Dark fears pervade Nomura ahead of strategy announcement
There is some feverish whispering going on at Nomura's London office this week. - Will Nomura pull out of Europe? Will it stop being a European booking hub and make huge swathes of its trading floor redundant? Will it layers of middle management be obliterated as London is downgraded as a regional headquarters...?
Aside from executives in Toko and a few very senior staff in London, no one really knows. All will become clear early tomorrow morning London time, when Nomura's Japanese head office is due to hold an investor forum.
Nomura isn't commenting on the content of tomorrow's revelations. The good news is that the closure of the London office is understood to be out of the question. The bad news is that this doesn't rule out the extraction of middle management or the downsizing of the London trading operation as its status as Nomura's global booking office comes to an end.

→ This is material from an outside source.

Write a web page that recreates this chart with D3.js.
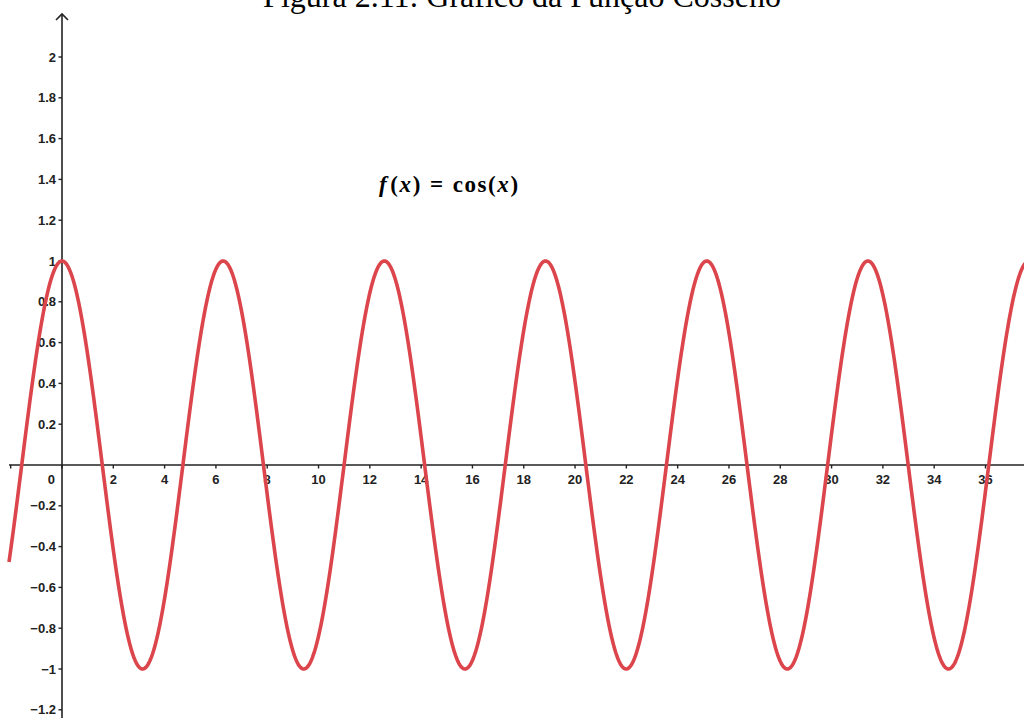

Nomura insiders say mid-level corporate functions and regional reporting lines are already being taken out. On Monday Nomura announced that Yuji Nakata, its head of group entity structure and co-chief risk officer was also becoming chief risk officer (CRO) for the investment bank and that Tomoyuki Teraguchi, head of group compliance, was also becoming chief compliance officer (CCO). The previous CRO and CCO are understood to be out of jobs as a result. Other London corporate function teams, such as Nomura's recruiters are also understood to have suffered significant job losses.
The changes follow last week's Bloomberg report that Nomura is planning to shed 'more than 100' traders and bankers at its overseas units. Although one London trading MD told us last week that the cuts were simply the delayed manifestation of layoffs announced in January, a director in global markets said today that the cuts have already been "way more" than expected and that half his team has gone.
Fears that the London global markets business will be heavily downsized as Nomura rethinks is model may not be unfounded. The Japanese bank has traditionally operated a back to back booking model, in which global trades are booked in London. However, Nomura's Tokyo-based CEO Koji Nagai said in December that Nomura plans to stop booking its global trades in London and that city's 3,000-strong workforce may therefore be a "little large."
Nomura also has yet to pay bonuses for 2018. As one of the last banks to announce, its staff are kept hanging longer than others. This year, there are fears that it won't be worth the wait.